Wildlife Groups Sue Feds to Update Predator Kill Plan

(CN) – A trio of wildlife groups sued the federal government Tuesday seeking a new environmental analysis for what they claim is an outdated wildlife killing program targeting thousands of native carnivores including coyotes and foxes in 10 Northern California counties.

In their 16-page lawsuit filed in the Northern District of California, the Center for Biological Diversity, Animal Legal Defense Fund and Project Coyote seek an injunction and declaration the U.S. Department of Agriculture’s Wildlife Services’ plan for killing native species on request by farmers and ranchers does not comply with the National Environmental Policy Act (NEPA).

NEPA requires a supplemental analysis of the program when “significant new circumstances or information relevant to environmental concerns and bearing on the proposed action or its impacts” emerge.

The current analysis is more than 20 years old and the wildlife groups claim a new analysis of the killing program’s impacts – taking into consideration new scientific publications on the ineffectiveness of predator control – must be prepared.

The Obama administration announced plans in October 2016 to redo or revise NEPA documents tied to the wildlife killing plan. But when the Center for Biological Diversity sent a letter this past February requesting an updated environmental analysis based on current science, the USDA’s Wildlife Services director for California stated a new analysis was being prepared following a settlement.

But that agreement only governs actions in the North District of California, not the Sacramento District, according to the lawsuit.

The groups want an injunction preventing Wildlife Services from engaging in wildlife killing in the Sacramento District unless and until it complies with NEPA.

“Wildlife Services’ cruel killing practices are ineffective, inhumane and totally out of touch with science,” Collette Adkins, a Center for Biological Diversity attorney representing the conservation groups involved in the lawsuit, said in a statement.

“Nonlethal methods of addressing wildlife conflicts are proven to work. We’re suing the agency to force a closer look at alternatives to its damaging mass-extermination program,” Adkins added.

Wildlife Services declined to comment on pending litigation.

Nationwide, Wildlife Services kills more than 1 million native animals annually.
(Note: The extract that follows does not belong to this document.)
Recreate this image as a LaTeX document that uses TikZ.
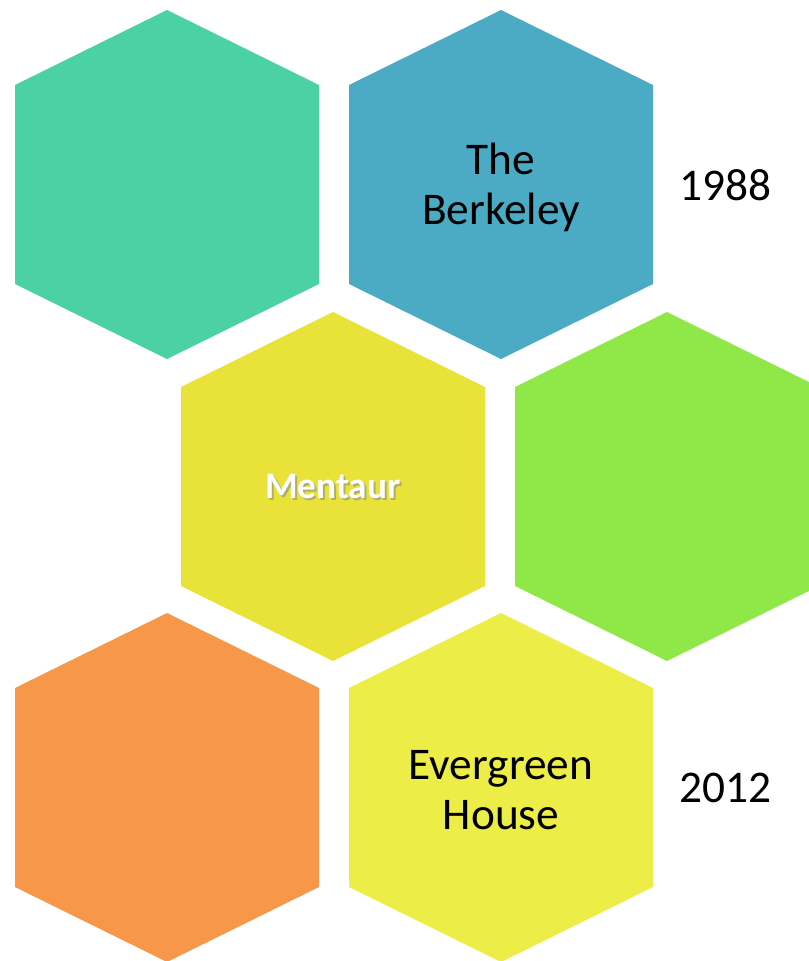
\documentclass[tikz,border=0pt]{standalone}
\usepackage{fontspec}
\setmainfont{Carlito}
\definecolor{cteal}{HTML}{4BD1A4}
\definecolor{cblue}{HTML}{4BABC5}
\definecolor{cyel}{HTML}{E9E239}
\definecolor{cgreen}{HTML}{90E848}
\definecolor{corange}{HTML}{F7974A}
\definecolor{clyel}{HTML}{EDED48}
\newcommand\myhex[4]{% cx, cy, color, name
  \fill[#3] (#1,#2-174.5) -- (#1+152,#2-99.5) -- (#1+152,#2+99.5) -- (#1,#2+174.5) -- (#1-152,#2+99.5) -- (#1-152,#2-99.5) -- cycle;
  \coordinate (#4) at (#1,#2);}
\tikzset{
  bigtxt/.style={font=\fontsize{34}{37.5}\selectfont, align=center, text=black, inner sep=0pt},
  smalltxt/.style={font=\fontsize{28}{30}\selectfont\bfseries, text=white, inner sep=0pt},
}
\begin{document}
\begin{tikzpicture}[x=0.75pt,y=-0.75pt]
\useasboundingbox (0,0) rectangle (809,961);
\begin{scope}
\clip (0,0) rectangle (809,961);
\myhex{167}{184.5}{cteal}{h1}
\myhex{501}{184.5}{cblue}{h2}
\myhex{333}{486.5}{cyel}{h3}
\myhex{667}{486.5}{cgreen}{h4}
\myhex{167}{787.5}{corange}{h5}
\myhex{501}{787.5}{clyel}{h6}
\end{scope}
\node[bigtxt] (berk) at (501,187) {The\\Berkeley};
\node[bigtxt] (y1988) at (725,185) {1988};
\node[smalltxt, text=black!45, opacity=0.6] (mshadow) at (334.8,488.8) {Mentaur};
\node[smalltxt] (ment) at (333,487) {Mentaur};
\node[bigtxt] (ever) at (501,790) {Evergreen\\House};
\node[bigtxt] (y2012) at (725,788) {2012};
\end{tikzpicture}
\end{document}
Thousands of non-target animals including federally protected animals such as gray wolves, California condors and bobcats are unintentionally killed, according to the complaint.
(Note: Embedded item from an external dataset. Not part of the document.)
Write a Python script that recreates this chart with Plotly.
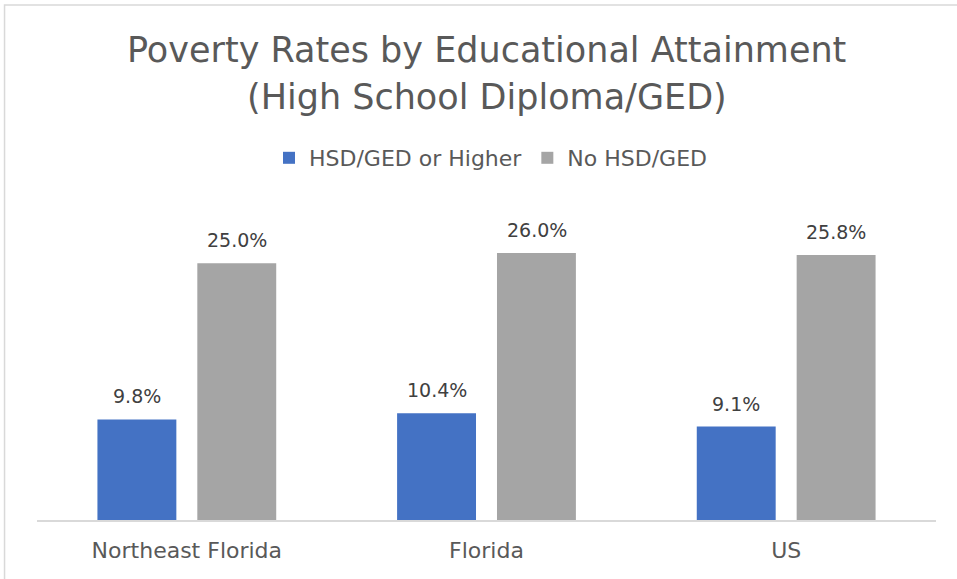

The agency employs leg-hold traps, cage traps, snares, Conibear traps, snap traps, mole and gopher traps, poisonous gas, shooting, aerial gunning, hunting dogs, M-44 “cyanide bombs, livestock protection collars and other lethal predator control methods.
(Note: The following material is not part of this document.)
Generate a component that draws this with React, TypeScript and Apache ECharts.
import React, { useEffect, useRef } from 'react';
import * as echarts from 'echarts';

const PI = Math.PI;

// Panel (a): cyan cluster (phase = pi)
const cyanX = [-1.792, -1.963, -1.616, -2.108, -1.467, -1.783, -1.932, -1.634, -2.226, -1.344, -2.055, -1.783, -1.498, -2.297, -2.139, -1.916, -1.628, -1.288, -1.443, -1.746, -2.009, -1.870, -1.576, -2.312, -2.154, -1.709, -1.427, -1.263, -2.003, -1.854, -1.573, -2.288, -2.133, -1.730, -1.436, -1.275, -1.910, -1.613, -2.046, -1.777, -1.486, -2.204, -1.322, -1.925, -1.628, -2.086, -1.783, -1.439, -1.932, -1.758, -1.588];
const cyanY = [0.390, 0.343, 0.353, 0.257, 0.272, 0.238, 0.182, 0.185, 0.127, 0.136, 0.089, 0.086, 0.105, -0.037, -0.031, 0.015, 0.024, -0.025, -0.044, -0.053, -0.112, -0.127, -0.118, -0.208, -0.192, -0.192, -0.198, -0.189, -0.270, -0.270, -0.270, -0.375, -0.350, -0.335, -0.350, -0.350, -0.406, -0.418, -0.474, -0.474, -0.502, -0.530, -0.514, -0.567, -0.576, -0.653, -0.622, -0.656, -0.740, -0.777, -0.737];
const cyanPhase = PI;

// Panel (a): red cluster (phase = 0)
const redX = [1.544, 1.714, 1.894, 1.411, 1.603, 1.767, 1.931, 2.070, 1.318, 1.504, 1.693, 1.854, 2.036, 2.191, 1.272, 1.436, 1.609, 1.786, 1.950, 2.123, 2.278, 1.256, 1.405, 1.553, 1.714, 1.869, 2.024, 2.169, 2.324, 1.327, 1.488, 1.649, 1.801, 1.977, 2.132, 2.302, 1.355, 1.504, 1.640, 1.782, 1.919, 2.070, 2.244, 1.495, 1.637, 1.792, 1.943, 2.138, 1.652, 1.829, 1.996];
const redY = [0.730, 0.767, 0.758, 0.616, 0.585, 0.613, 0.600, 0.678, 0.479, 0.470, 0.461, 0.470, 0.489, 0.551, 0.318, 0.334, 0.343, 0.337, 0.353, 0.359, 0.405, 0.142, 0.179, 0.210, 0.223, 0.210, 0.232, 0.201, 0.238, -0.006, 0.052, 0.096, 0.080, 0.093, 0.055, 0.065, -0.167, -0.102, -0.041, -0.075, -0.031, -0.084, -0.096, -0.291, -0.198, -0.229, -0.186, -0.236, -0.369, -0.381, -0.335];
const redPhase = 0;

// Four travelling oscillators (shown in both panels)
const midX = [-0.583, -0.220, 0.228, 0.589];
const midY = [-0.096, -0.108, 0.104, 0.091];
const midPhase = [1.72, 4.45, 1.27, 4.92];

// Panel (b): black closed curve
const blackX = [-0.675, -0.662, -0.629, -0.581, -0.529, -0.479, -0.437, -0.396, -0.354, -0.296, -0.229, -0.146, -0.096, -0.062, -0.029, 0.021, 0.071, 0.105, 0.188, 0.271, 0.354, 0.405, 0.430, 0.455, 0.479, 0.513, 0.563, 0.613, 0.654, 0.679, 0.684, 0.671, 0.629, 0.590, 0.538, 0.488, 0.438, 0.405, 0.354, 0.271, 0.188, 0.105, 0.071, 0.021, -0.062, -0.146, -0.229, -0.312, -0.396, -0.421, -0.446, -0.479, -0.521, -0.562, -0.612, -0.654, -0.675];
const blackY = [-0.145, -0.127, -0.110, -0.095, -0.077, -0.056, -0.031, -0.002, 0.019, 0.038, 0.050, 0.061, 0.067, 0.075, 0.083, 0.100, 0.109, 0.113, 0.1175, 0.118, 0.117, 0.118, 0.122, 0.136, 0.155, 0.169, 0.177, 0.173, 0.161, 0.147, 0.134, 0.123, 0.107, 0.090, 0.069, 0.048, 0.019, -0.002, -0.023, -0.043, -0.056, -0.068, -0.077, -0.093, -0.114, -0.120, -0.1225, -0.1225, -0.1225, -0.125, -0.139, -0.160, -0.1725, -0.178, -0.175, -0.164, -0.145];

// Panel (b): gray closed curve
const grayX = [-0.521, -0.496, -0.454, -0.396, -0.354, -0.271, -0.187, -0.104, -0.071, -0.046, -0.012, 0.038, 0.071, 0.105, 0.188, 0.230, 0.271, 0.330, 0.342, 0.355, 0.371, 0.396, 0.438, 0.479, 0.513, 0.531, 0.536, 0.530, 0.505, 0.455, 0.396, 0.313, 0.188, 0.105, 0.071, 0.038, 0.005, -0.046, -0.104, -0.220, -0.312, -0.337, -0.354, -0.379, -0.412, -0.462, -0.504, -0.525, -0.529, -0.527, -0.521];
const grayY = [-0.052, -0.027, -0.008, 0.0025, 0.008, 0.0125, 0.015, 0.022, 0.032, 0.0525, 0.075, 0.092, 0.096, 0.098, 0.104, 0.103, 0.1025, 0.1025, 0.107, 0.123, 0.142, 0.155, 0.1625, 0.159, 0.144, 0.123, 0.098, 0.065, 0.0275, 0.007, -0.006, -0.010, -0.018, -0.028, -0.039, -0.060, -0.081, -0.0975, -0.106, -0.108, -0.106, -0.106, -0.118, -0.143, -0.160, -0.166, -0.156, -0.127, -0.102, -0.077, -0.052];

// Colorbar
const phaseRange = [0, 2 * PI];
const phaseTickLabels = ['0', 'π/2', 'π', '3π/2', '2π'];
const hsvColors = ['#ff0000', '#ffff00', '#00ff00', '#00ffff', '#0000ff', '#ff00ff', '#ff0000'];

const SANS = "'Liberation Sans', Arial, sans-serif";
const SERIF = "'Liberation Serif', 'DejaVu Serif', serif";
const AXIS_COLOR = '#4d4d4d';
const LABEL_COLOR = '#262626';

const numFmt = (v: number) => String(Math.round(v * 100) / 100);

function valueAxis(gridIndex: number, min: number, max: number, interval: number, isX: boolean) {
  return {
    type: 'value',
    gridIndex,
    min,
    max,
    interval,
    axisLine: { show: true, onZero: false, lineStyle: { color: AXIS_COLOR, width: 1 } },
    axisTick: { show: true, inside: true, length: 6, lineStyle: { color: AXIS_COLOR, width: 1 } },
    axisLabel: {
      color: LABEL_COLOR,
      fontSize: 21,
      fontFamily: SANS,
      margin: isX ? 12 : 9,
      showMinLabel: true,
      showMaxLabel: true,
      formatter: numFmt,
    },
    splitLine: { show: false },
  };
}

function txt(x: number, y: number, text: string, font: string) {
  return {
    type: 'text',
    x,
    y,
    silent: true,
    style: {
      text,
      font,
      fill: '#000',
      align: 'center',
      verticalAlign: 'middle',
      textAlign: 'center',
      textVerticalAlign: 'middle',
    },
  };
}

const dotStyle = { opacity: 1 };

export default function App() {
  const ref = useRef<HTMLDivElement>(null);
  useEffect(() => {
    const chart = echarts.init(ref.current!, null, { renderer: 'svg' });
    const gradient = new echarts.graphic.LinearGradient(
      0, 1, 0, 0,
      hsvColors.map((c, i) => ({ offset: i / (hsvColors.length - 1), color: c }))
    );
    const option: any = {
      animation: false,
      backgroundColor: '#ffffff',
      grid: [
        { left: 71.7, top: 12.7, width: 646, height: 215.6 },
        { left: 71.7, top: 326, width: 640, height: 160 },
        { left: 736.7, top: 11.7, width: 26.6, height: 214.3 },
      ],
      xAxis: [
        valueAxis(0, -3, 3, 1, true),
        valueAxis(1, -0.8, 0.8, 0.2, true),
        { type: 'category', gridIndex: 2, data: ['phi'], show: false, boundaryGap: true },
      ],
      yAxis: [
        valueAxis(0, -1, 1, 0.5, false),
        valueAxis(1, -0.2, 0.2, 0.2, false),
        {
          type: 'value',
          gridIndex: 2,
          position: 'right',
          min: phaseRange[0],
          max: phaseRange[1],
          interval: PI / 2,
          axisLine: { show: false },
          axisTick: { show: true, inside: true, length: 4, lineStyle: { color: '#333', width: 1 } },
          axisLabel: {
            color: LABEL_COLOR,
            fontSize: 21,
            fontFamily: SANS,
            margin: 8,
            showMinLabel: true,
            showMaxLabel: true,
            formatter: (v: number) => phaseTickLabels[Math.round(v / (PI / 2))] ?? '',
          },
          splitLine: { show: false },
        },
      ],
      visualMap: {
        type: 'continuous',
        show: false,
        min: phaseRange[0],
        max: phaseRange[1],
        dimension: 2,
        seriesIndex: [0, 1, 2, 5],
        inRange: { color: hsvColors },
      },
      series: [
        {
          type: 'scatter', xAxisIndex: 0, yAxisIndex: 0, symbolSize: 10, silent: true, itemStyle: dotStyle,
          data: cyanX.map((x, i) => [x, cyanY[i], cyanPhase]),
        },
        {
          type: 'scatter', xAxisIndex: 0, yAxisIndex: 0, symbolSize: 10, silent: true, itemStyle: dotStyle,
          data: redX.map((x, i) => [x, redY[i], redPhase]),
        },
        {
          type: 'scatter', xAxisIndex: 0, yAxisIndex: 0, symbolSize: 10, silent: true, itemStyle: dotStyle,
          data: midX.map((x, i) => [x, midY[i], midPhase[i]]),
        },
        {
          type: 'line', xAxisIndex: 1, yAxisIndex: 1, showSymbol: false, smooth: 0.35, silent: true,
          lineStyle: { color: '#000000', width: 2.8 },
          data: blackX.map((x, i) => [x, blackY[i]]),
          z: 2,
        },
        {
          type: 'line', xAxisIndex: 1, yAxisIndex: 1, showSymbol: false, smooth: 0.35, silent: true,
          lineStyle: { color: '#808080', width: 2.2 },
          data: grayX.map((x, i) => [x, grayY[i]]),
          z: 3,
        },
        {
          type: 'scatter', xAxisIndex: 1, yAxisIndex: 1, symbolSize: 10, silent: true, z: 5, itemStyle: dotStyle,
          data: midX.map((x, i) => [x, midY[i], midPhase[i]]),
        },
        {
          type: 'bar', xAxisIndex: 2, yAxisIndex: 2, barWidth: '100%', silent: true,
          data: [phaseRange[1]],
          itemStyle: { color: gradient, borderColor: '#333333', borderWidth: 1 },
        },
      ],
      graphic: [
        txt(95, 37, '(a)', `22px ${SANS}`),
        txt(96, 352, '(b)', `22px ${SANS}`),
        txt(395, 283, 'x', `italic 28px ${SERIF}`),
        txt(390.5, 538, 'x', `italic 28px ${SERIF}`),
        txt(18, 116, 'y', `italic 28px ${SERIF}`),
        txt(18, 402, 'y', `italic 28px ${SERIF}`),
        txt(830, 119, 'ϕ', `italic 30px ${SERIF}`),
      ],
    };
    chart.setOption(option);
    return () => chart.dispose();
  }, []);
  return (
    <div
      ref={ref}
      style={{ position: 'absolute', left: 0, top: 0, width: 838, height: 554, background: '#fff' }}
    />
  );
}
Last year in California, Wildlife Services killed 26,441 native animals including 3,826 coyotes, 859 beavers, 170 foxes, 83 mountain lions, 105 black bears and 5,675 birds, according to the wildlife groups.

And the numbers of native animals killed in the Sacramento District has dramatically increased since the initial environmental analysis was performed in 1997, with some individual counties now nearly exceeding the annual districtwide averages, the wildlife groups claim.

While the killing program initially targeted predators, it’s since expanded to kill other kinds of animals including thousands of beavers, blackbirds, skunks and squirrels, according to the complaint.

Killing predators leads to unintended consequences on impacts on ecosystems, including altering landscapes and contributing to wildfire and the spread of invasive species.

Current science also disputes the effectiveness of lethal predator control methods, including a 2014 study which found killing predators to protect livestock can backfire and increase livestock depredation, according to the complaint.

In 2000, Marin County – located in Wildlife Services’ Sacramento District – redirected funds from lethal to nonlethal predator management such as livestock guard animals, night corrals and fencing. Annual livestock losses decreased from 5% to 2%.

“Marin County’s experience demonstrates that nonlethal wildlife management tools are both effective and affordable, and the proven feasibility of nonlethal methods requires supplemental NEPA analysis,” the wildlife groups claim.

Wildlife Services’ Sacramento District includes Colusa, El Dorado, Lake, Marin, Napa, Placer, Sacramento, Solano, Sonoma and Yolo counties.